Wednesday, April 22, 2009

Girls Night Out

Today’s post is in honor of my best friend.

Best Friend lives in New York City. (She’s an Ohio girl at heart!) Being a cute, smart, bubbly, all-around-fun, late 20’s/early 30’s, NYC woman, she periodically finds herself in the position of hosting old college friends who come for a visit. Single women. Who want to come to the city and live their own personal Sex and the City episode (SatC Gals). SatC Gals expect Best Friend to provide that experience. Like it’s a hosting duty – sure, you can stay for a weekend with me, my fiancé, and our dog. In our 500 square foot studio apartment. And I’ll be your tour guide around the city. And don’t worry, I’ll totally provide you with an experience that is just like a T.V. Show…

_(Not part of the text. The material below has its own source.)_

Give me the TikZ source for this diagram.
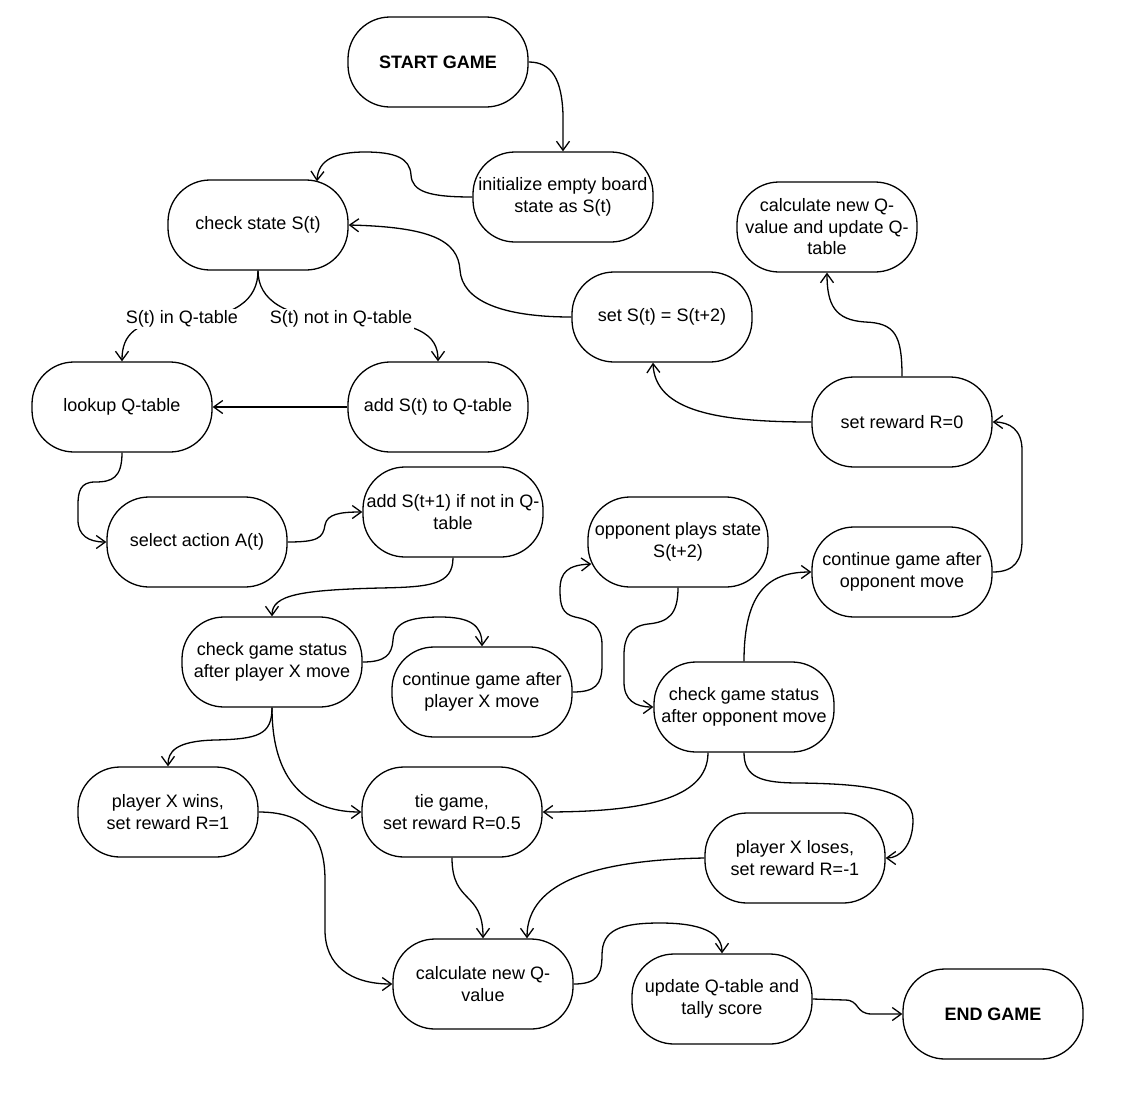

When SatC Gal calls to give Best Friend her finalized dates and times of her visit, she casually mentions that she and her boyfriend just broke up. And she wants to have “girls night out” when she’s visiting.

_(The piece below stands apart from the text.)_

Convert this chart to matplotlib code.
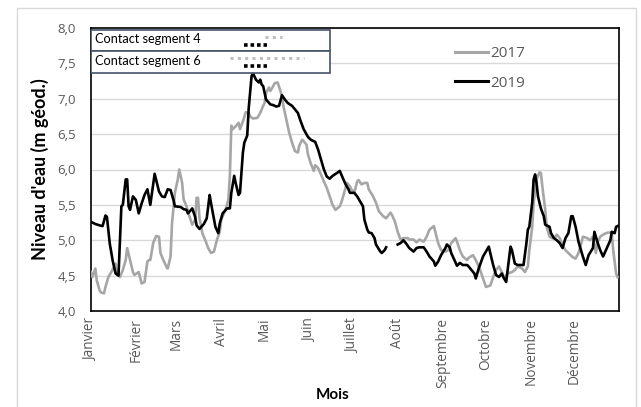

What she thinks this means: We will go out to a sleek, polished, hip bar, dressed up in our uber-stylish new outfits. Sipping pink cocktails in martini glasses, perched on barstools, we’ll laughingly and condescendingly compare notes about men – what’s wrong with them and how they are in bed – shaking our heads and affirming that it’s their loss, we’re fantastic. All the while, we’ll be laughing and flirting with the handsome, charming, flock of men fluttering around us. Fending off man after man. This is girls night out, boys. We’re dressed up like this for ourselves, not for you. We are here to talk to each other, not you.

What it really means: I want you to take me out to bars and help me pick up guys. Because I’m single. I don’t care that you’re not; I need you to help me reel them in. Even though I won’t be able to keep them, once you do. Because I’m not smart enough, cute enough, or funny enough to hold my own with guys. Even if I normally am, I recently got dumped and my self-esteem is shattered. I reek of desperation, and guys won’t come within 10 feet of me. Then I’m going to be passive-aggressively pissed at you all night because the guys keep talking to you and not me.

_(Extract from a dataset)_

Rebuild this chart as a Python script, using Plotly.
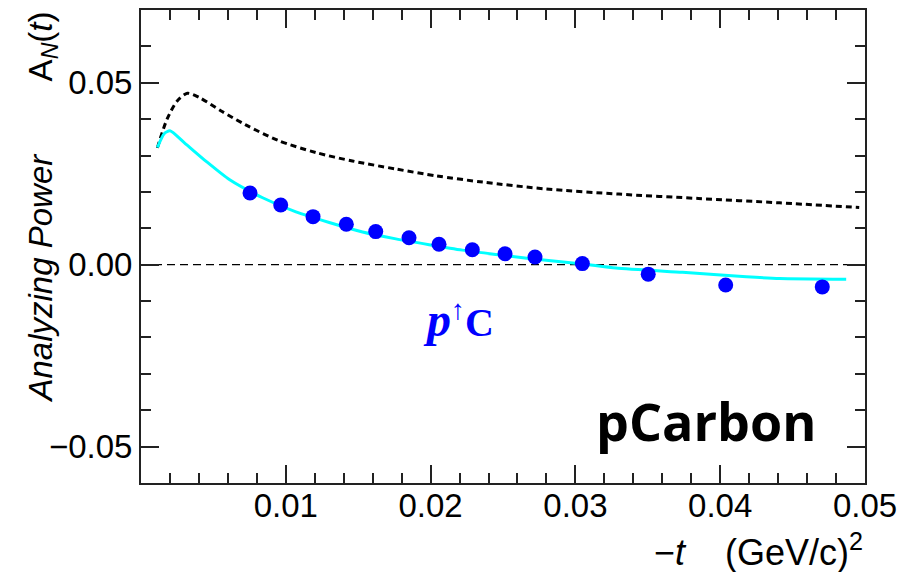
import plotly.graph_objects as go

# Measured analyzing power for p-Carbon elastic scattering
t_data = [0.00753, 0.00965, 0.01188, 0.01418, 0.01621, 0.01851, 0.02058,
          0.02288, 0.02514, 0.02721, 0.03048, 0.03503, 0.04038, 0.04705]
an_data = [0.0197, 0.0164, 0.0132, 0.0111, 0.0091, 0.0074, 0.0056,
           0.0041, 0.0030, 0.0021, 0.0003, -0.0026, -0.0056, -0.0061]

# Fit curve through the measurements
t_fit = [0.00113, 0.0016, 0.0020, 0.0030, 0.0045, 0.0061, 0.0084, 0.0107,
         0.0130, 0.0153, 0.0176, 0.0199, 0.0222, 0.0245, 0.0268, 0.0305,
         0.0328, 0.0374, 0.0418, 0.0441, 0.0487]
an_fit = [0.0322, 0.0360, 0.0368, 0.0335, 0.0284, 0.0234, 0.0184, 0.0145,
          0.0116, 0.0090, 0.0071, 0.0055, 0.0040, 0.0028, 0.0017, 0.0002,
          -0.0009, -0.0021, -0.0033, -0.0038, -0.0040]

# Theoretical curve without hadronic spin-flip
t_theo = [0.00113, 0.0018, 0.0025, 0.0032, 0.0040, 0.0056, 0.0072, 0.0095,
          0.0121, 0.0146, 0.0176, 0.0204, 0.0236, 0.0280, 0.0330, 0.0385,
          0.0441, 0.0496]
an_theo = [0.0321, 0.0400, 0.0450, 0.0471, 0.0460, 0.0421, 0.0385, 0.0341,
           0.0308, 0.0285, 0.0263, 0.0244, 0.0227, 0.0208, 0.0194, 0.0182,
           0.0170, 0.0157]

x_range = [0.0, 0.05]
y_range = [-0.06, 0.07]
x_ticks = [0.01, 0.02, 0.03, 0.04, 0.05]
y_ticks = [-0.05, 0.0, 0.05]
y_ticklabels = ["\u22120.05", "0.00", "0.05"]

FONT = "Liberation Sans, Arial, sans-serif"

fig = go.Figure()

fig.add_trace(go.Scatter(
    x=t_theo, y=an_theo, mode="lines",
    line=dict(color="black", width=3, dash="6px,4px", shape="spline", smoothing=0.8),
    hoverinfo="skip", showlegend=False))

fig.add_trace(go.Scatter(
    x=t_fit, y=an_fit, mode="lines",
    line=dict(color="#00ffff", width=3, shape="spline", smoothing=0.6),
    hoverinfo="skip", showlegend=False))

fig.add_trace(go.Scatter(
    x=t_data, y=an_data, mode="markers",
    marker=dict(color="#0000ff", size=15, line=dict(width=0)),
    showlegend=False))

# zero reference line
fig.add_shape(type="line", xref="paper", yref="y", x0=0, x1=1, y0=0, y1=0,
              line=dict(color="black", width=1.3, dash="8px,5px"), layer="below")

axis_common = dict(
    showgrid=False, zeroline=False, showline=True, linecolor="#222",
    linewidth=2, mirror="allticks", ticks="inside", ticklen=18, tickwidth=1.5,
    tickcolor="#222", tickfont=dict(family=FONT, size=33, color="black"),
)

fig.update_xaxes(range=x_range, tickvals=x_ticks,
                 ticktext=[f"{v:.2f}" for v in x_ticks],
                 ticklabelstandoff=-8,
                 minor=dict(dtick=0.002, ticks="inside", ticklen=10,
                            tickwidth=1.5, tickcolor="#222", showgrid=False),
                 **axis_common)
fig.update_yaxes(range=y_range, tickvals=y_ticks, ticktext=y_ticklabels,
                 minor=dict(dtick=0.01, ticks="inside", ticklen=10,
                            tickwidth=1.5, tickcolor="#222", showgrid=False),
                 **axis_common)

fig.add_annotation(
    xref="paper", yref="paper", x=1.0, y=-0.141, xanchor="right", yanchor="middle",
    text="\u2212<i>t</i>\u00a0\u00a0\u00a0\u00a0(GeV/c)<sup>2</sup>", showarrow=False,
    font=dict(family=FONT, size=36, color="black"))

fig.add_annotation(
    xref="paper", yref="paper", x=-0.1367, y=1.0, xanchor="center", yanchor="top",
    textangle=-90,
    text=("<i>Analyzing Power</i>" + "\u00a0" * 8
          + "A<sub><i>N</i></sub>(<i>t</i>)"),
    showarrow=False, font=dict(family=FONT, size=33, color="black"))

fig.add_annotation(
    xref="x", yref="y", x=0.0219, y=-0.0150, xanchor="center", yanchor="middle",
    text=('<span style="font-size:48px"><b><i>p</i></b></span>'
          '<sup>\u2191</sup>'
          '<span style="font-size:40px"><b>C</b></span>'),
    showarrow=False,
    font=dict(family="Liberation Serif, serif", size=40, color="#0000ff"))

fig.add_annotation(
    xref="x", yref="y", x=0.039, y=-0.0428, xanchor="center", yanchor="middle",
    text="<b>pCarbon</b>", showarrow=False,
    font=dict(family="Open Sans, sans-serif", size=52, color="black"))

fig.update_layout(
    width=912, height=572,
    margin=dict(l=141, r=47, t=8, b=89),
    paper_bgcolor="white", plot_bgcolor="white",
)

fig.write_html("out.html")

Poor Best Friend called me a few hours before “Girls Night Out” was supposed to start. She was carb-loading while we talked. Seriously. She was preparing for the evening like she was training for a serious sporting competition. She had been hydrating herself all day, making sure she ate a slightly larger than normal, carb-loaded dinner, then planned to take a quick nap. After the nap, she’d have a Diet Coke to pep up. As she explained this whole regimen to me, between bites of pasta, she sighed.

Sometimes it’s hard to be the WingGirl.